Notice that due to the fact that the compiler has to execute both the “then” and the “else” sides of the if-statement, more instructions are used and the utilization of the SIMD unit is reduced. Despite the reduced utilization, the compiler’s vectorized code outperforms of the scalar version.
In some cases, the Intel® OpenCL SDK detects that the user program may not benefit from SIMD vectorization for various reasons, and disables vectorization.
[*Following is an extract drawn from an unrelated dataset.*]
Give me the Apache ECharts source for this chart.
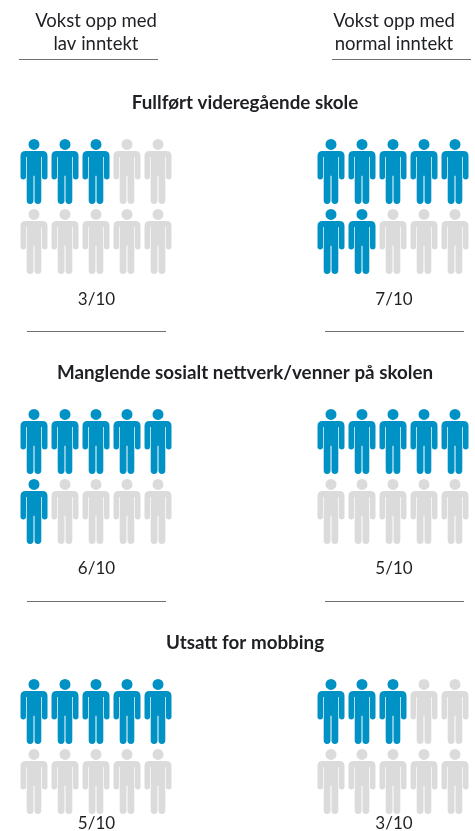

To summarize, the Intel® OpenCL SDK is an awesome framework which allows the developers to actually focus on developing their application while the framework automagically optimizes the code and adds significant value when using OpenCL on CPUs.
For more complete information about compiler optimizations, see our Optimization Notice.

Comments


Quote: "Notice the use of the “vaddps” AVX instruction which performs eight instances together"

Code: vaddps XMM1, XMM1, XMM2

Comment: the vaddps on XMM registers is 128-bit wide (4 items), not 256-bit (8 items), because XMM registers are 128-bit.


So how can I take advantage of this while providing some kind of fallback for users using AMD processors? Do I have to ship two different executables?


Alex, you are correct! In the example above the code uses XMM registers, which are 128-bit wide.

DF: Our compiler operates in JIT mode and will generate code based on the available instruction set. For example, on a processor which has SSE4 and not AVX, our compiler will generate SSE instructions.


Nadav, the processor in the example clearly supports AVX since the vex coded vmulps etc. are used however Intel OpenCL SDK is not taking advantage of AVX. So I think this article is giving misleading information... It should say using SSE with Intel OpenCL SDK on Intel processors with AVX support :)


Nadav, the processor in example obviously suppots AVX (since the code uses vex coded instructions) but Intel OpenCL SDK uses only SSE. So your explanation is incorrect.

The article is misleading because it does not show how Intel OpenCL SDK can take advantage of AVX.

It only shows it can take advantage of SSE and can not take advantage of AVX even on processors which support AVX.